28 July 2014
Aggregate energy statistics are insightful for describing the energy system globally, regionally, or nationally, but often mask these disparities in energy use both across and within national and regional boundaries (Fig. 1).
Heterogeneities are evident both in the quantities of energy used, types of energy carriers predominantly used, and the levels of access to these across countries and populations. These disparities stem, for the most part, from differences in incomes, production and consumption activities, and lifestyles.
Fig. 1: Energy consumption per capita inequities between and within nations.
Source: Pachauri & Spreng, 2012
A small part of these variations also reflect differences in climatic conditions and thus energy service needs across regions (e.g., heating/cooling energy demands). Prevailing inequalities in income closely mirror inequalities in final energy globally (Fig. 2).
In other words, the poorest 40% of the world’s population only disposes of some 10% of global income and final energy use; the richest third disposes of two-thirds of global income and final energy. However, inequalities in electricity use are even starker as about a fifth of the population currently has no access to electricity and therefore consumes none. The distribution of modern fuels also remains highly unequal, with a much higher dependence on solid biomass fuels in the least developed countries.
While many developing nations have made progress in providing access to electricity and modern fuels for their growing populations, particularly in urban areas, an analysis of the actual amounts of modern fuels, like electricity, consumed reveals growing inequality across broad world regions (Fig. 3).
Fig. 3: Changes in residential consumption and access to electricity.
Source: Pachauri et al., 2012, Chapter 19, GEA.
Furthermore, the lack of access to modern energy remains more severe in rural areas than in urban centers. While many countries in the developing world have experienced higher rates of growth in energy use than in OECD nations, they have often also experienced much higher population growth rates during the same period, with the result that per capita consumption has grown little. For countries like India and China, while access to electricity across different segments of the population has become more equal in the two countries, the gap in consumption levels has grown between urban and rural households, between distinct administrative and geographical regions, and between the top and bottom expenditure deciles of the population. In many instances there has been a disproportionate increase in consumption among the better-off.
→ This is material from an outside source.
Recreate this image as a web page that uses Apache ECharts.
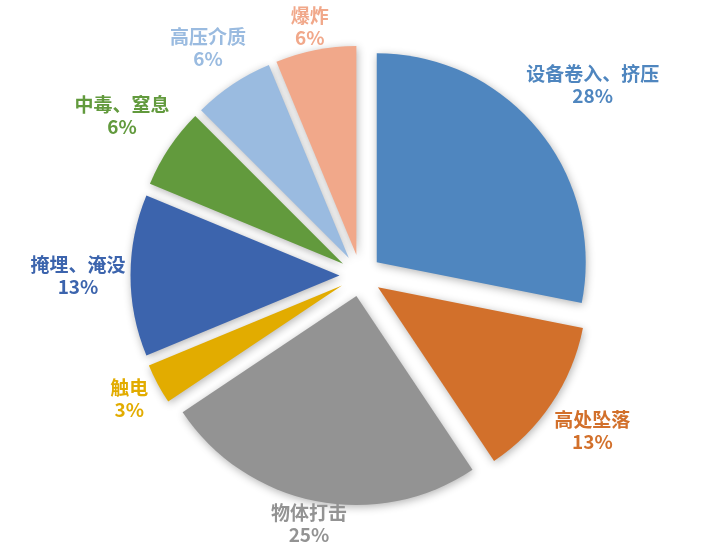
<!DOCTYPE html>
<html>
<head>
<meta charset="utf-8">
<script src="https://cdn.jsdelivr.net/npm/echarts@6/dist/echarts.min.js"></script>
<style>
  html, body { margin: 0; padding: 0; background: #fff; }
  #main { width: 721px; height: 551px; }
</style>
</head>
<body>
<div id="main"></div>
<script>
// 事故类别
var categories = ['设备卷入、挤压', '高处坠落', '物体打击', '触电', '掩埋、淹没', '中毒、窒息', '高压介质', '爆炸'];
// 事故起数
var counts = [9, 4, 8, 1, 4, 2, 2, 2];
var colors = ['#4f86bf', '#d2702b', '#939393', '#e2ac00', '#3c64ad', '#629a3d', '#9abbe0', '#f1a88a'];

var R = 209;       // 半径
var OFFSET = 21;   // 扇区分离距离
var GAP = 5;       // 标签与扇区的距离
var EDGE = 5;      // 标签离画布上下边的最小距离

var chart = echarts.init(document.getElementById('main'));

// 每个扇区中线的角度（从正上方顺时针）
var total = counts.reduce(function (a, b) { return a + b; }, 0);
var midAngles = [];
var acc = 0;
counts.forEach(function (v) {
  midAngles.push((acc + v / 2) / total * Math.PI * 2);
  acc += v;
});

// 标签沿扇区中线放在外侧，文字居中
function placeLabel(params) {
  var a = midAngles[params.dataIndex];
  var ux = Math.sin(a), uy = -Math.cos(a);
  var w = params.labelRect.width / 2, h = params.labelRect.height / 2;
  var d = R + OFFSET + GAP + Math.abs(ux) * w + Math.abs(uy) * h;
  var cx = chart.getWidth() / 2, cy = chart.getHeight() / 2;
  var y = cy + uy * d;
  y = Math.max(h + EDGE, Math.min(chart.getHeight() - h - EDGE, y));
  return { x: cx + ux * d, y: y, align: 'center', verticalAlign: 'middle' };
}

// 扇区（全部分离）
var sliceData = categories.map(function (name, i) {
  return { name: name, value: counts[i], selected: true, itemStyle: { color: colors[i] } };
});
// 标签用的透明扇区
var labelData = categories.map(function (name, i) {
  return { name: name, value: counts[i], label: { color: colors[i] } };
});

var option = {
  animation: false,
  series: [{
    name: '事故类别',
    type: 'pie',
    center: ['50%', '50%'],
    radius: [0, R],
    startAngle: 90,
    clockwise: true,
    selectedMode: 'multiple',
    selectedOffset: OFFSET,
    itemStyle: {
      borderWidth: 0,
      shadowBlur: 8,
      shadowColor: 'rgba(0,0,0,0.3)',
      shadowOffsetX: 1,
      shadowOffsetY: 2
    },
    label: { show: false },
    labelLine: { show: false },
    emphasis: { disabled: true },
    data: sliceData
  }, {
    name: '标签',
    type: 'pie',
    center: ['50%', '50%'],
    radius: [0, R],
    startAngle: 90,
    clockwise: true,
    silent: true,
    z: 3,
    avoidLabelOverlap: false,
    itemStyle: { color: 'rgba(0,0,0,0)', borderWidth: 0 },
    label: {
      show: true,
      position: 'outside',
      fontFamily: 'Noto Sans CJK SC',
      fontWeight: 'bold',
      fontSize: 19,
      lineHeight: 22,
      formatter: function (p) {
        return p.name + '\n' + Math.round(p.percent) + '%';
      }
    },
    labelLine: { show: false },
    labelLayout: placeLabel,
    emphasis: { disabled: true },
    data: labelData
  }]
};
chart.setOption(option);
</script>
</body>
</html>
A lack of adequate, reliable and affordable supplies of modern energy limits productive opportunities, enterprise growth and employment, and has a negative impact on human health and welfare, particularly the health of women and children who are often exposed to harmful emissions associated with inefficient cooking using solid fuels. A lack of access to modern energy contributes to chronic or persistent poverty. Thus, energy inequalities often find a reflection in income inequalities, gender inequalities and inequalities in other developmental dimensions. Community amenities and services also suffer from a lack of adequate access to modern energy. In some countries fewer than half of all health facilities have access to electricity, and access levels are lower in rural areas. In sub-Saharan Africa, just 35% of primary schools have electricity access, compared with 48% in South Asia and 93% in Latin America.
The deepening disparities and energy inequalities may lead to further disempowerment of those who are already at a disadvantage and greater social unrest in the future. While the positive achievements of rapid growth and development in many developing nations in terms of increased infrastructure provision and access to a wider array of opportunities and products are commendable, the trends toward increasing polarization are worrying. Concerted public policy efforts are required to redress the growing imbalances and to ensure a redirection of growth patterns in more equitable and progressive ways.
The concept of ‘energy poverty’ has been broadening over time, in order to capture energy’s pervasive influence in society. However, we still lack sufficient quantitative understanding of the linkages between energy inequality and human development. Policymakers and donors require hard numbers to justify investments and plan projects. We qualitatively understand the importance of electricity for schools, hospitals, industrial productivity and women’s time, but don’t know how to isolate the benefits/needs of electricity relative to other enablers of these progress measures. Disaggregating energy security to sub-populations and regional contexts and developing measures and metrics for these different scales can also reveal the links between energy inequality and other forms of inequality.